■ What you should do ■
Print exactly the lines from the first one down to the line containing "const gridLeft = 16;", both ends included, with no pictures and nothing else.
<<<<
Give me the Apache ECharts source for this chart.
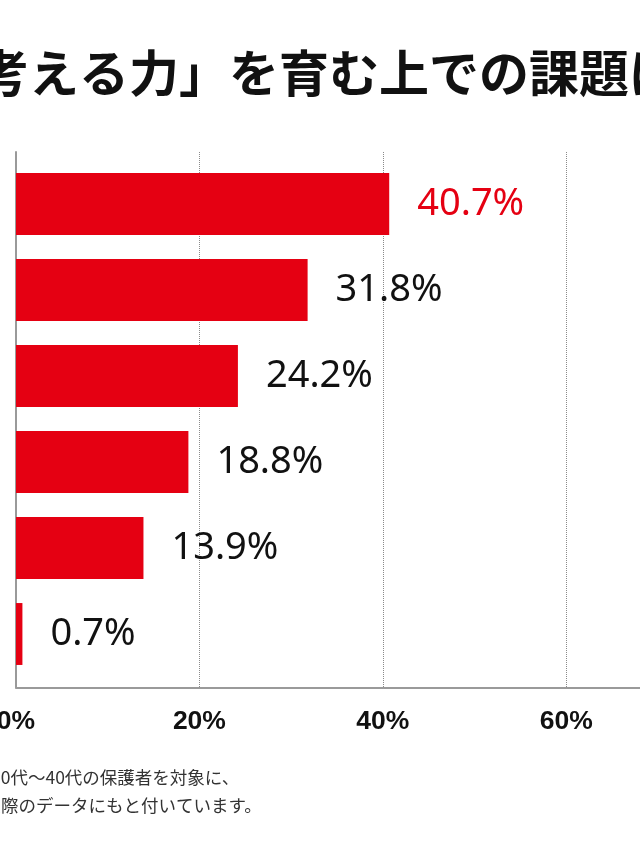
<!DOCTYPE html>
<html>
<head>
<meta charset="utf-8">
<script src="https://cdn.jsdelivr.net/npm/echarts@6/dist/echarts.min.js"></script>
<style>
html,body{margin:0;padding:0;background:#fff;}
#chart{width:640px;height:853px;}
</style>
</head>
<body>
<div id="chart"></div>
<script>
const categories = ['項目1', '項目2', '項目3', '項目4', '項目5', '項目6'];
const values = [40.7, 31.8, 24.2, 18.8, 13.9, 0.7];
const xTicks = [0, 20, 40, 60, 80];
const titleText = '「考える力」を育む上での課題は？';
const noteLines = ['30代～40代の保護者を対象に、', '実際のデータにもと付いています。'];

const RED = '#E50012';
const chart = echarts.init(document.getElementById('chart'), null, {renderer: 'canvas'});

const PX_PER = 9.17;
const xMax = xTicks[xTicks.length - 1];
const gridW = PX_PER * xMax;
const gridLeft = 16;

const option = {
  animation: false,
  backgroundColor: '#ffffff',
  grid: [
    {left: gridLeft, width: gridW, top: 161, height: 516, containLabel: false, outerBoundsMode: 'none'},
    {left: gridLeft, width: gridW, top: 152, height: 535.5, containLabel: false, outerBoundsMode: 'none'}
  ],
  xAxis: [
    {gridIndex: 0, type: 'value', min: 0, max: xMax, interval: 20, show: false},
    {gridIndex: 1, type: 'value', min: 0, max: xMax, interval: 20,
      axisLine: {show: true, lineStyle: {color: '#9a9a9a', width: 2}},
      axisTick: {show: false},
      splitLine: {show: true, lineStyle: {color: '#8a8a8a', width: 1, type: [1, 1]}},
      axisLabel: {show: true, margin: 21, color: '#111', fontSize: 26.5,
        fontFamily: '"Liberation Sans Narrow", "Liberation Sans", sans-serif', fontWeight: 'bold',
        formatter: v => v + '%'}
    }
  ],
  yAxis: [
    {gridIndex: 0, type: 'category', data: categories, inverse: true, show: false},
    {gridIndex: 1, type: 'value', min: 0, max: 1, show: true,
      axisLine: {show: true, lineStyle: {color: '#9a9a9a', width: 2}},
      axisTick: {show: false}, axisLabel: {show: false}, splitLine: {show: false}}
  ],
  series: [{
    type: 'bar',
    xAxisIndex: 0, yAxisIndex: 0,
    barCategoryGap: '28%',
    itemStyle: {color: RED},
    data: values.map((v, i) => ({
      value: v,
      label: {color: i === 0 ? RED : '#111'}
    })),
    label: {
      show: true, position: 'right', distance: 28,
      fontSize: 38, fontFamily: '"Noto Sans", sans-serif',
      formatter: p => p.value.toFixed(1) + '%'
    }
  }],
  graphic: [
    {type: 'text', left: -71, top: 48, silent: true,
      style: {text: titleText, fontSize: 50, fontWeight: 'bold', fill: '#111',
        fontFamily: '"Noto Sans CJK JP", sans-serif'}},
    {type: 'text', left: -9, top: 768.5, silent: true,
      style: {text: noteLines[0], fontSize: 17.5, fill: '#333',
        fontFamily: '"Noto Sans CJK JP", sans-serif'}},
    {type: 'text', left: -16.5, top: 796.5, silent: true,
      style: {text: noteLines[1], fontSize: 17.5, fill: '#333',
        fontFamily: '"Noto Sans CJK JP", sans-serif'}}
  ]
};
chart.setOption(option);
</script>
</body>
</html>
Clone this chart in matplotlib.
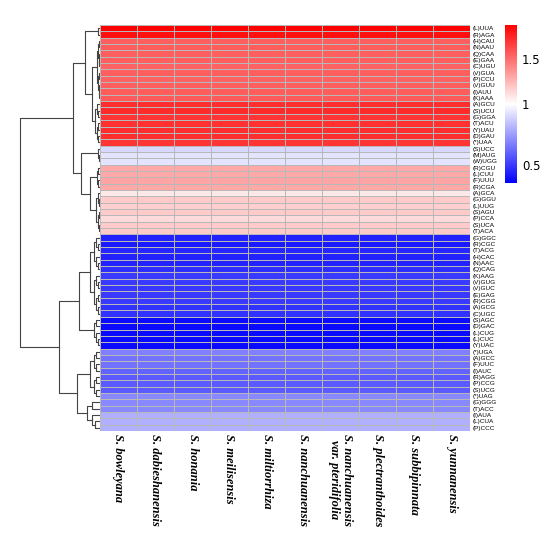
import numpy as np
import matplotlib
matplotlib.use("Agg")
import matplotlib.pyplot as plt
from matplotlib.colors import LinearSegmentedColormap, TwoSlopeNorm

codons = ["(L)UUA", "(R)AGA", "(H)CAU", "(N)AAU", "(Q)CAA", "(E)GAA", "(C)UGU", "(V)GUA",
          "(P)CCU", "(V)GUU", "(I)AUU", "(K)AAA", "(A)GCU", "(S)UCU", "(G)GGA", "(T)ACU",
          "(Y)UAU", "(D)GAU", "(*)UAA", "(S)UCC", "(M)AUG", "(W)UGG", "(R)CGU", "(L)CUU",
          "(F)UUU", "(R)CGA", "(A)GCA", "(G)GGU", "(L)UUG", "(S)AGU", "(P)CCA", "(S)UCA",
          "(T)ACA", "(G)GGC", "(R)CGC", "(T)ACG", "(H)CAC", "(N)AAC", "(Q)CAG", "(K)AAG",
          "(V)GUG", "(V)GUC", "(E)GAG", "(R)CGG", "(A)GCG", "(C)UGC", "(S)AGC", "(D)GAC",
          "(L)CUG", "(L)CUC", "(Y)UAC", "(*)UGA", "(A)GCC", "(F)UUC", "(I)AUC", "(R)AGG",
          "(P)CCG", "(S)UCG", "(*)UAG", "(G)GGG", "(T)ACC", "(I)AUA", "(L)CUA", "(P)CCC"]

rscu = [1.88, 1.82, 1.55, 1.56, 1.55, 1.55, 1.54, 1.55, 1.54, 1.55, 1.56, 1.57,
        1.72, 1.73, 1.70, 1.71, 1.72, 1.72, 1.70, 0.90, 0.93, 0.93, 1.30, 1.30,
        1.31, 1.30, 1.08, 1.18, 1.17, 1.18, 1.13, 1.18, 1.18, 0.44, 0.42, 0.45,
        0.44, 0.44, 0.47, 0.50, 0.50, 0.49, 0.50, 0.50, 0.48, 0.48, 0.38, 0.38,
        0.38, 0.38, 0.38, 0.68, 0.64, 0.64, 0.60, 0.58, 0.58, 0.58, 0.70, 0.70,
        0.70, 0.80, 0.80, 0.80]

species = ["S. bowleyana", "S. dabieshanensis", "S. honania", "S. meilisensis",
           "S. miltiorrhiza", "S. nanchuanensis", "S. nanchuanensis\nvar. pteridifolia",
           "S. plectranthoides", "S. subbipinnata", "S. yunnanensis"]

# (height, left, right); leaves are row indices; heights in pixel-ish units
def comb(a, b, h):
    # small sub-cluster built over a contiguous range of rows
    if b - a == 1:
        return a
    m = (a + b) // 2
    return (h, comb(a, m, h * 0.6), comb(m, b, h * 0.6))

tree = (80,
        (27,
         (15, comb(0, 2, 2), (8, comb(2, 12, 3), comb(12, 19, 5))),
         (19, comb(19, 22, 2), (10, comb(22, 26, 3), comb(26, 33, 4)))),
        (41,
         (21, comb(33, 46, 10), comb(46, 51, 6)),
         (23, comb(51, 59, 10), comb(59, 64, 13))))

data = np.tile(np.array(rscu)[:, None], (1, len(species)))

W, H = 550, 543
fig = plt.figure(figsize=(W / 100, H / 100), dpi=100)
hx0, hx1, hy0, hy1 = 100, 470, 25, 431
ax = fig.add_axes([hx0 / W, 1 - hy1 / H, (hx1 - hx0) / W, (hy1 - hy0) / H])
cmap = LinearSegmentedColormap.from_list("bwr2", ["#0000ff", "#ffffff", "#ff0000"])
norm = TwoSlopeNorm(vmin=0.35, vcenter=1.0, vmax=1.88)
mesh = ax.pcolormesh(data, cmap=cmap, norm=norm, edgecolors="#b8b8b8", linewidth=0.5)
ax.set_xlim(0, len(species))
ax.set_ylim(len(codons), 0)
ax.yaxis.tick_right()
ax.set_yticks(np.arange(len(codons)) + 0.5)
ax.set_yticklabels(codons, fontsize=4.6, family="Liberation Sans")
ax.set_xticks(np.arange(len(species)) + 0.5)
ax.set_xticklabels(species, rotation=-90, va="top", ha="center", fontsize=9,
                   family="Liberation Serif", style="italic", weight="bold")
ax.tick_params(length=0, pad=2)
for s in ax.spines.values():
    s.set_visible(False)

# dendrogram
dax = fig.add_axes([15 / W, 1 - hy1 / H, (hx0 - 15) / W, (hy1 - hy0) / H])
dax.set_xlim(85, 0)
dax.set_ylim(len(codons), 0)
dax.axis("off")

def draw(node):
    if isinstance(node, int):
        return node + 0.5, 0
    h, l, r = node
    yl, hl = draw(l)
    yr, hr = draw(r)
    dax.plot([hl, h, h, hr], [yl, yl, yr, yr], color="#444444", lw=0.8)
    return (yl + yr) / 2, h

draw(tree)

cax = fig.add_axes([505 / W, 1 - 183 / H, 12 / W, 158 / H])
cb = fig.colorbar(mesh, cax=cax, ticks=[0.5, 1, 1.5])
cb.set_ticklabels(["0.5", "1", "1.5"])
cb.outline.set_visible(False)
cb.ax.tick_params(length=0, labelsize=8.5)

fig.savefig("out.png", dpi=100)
>>>>
■ Exercise solution ■
Give me the Apache ECharts source for this chart.
<!DOCTYPE html>
<html>
<head>
<meta charset="utf-8">
<script src="https://cdn.jsdelivr.net/npm/echarts@6/dist/echarts.min.js"></script>
<style>
html,body{margin:0;padding:0;background:#fff;}
#chart{width:640px;height:853px;}
</style>
</head>
<body>
<div id="chart"></div>
<script>
const categories = ['項目1', '項目2', '項目3', '項目4', '項目5', '項目6'];
const values = [40.7, 31.8, 24.2, 18.8, 13.9, 0.7];
const xTicks = [0, 20, 40, 60, 80];
const titleText = '「考える力」を育む上での課題は？';
const noteLines = ['30代～40代の保護者を対象に、', '実際のデータにもと付いています。'];

const RED = '#E50012';
const chart = echarts.init(document.getElementById('chart'), null, {renderer: 'canvas'});

const PX_PER = 9.17;
const xMax = xTicks[xTicks.length - 1];
const gridW = PX_PER * xMax;
const gridLeft = 16;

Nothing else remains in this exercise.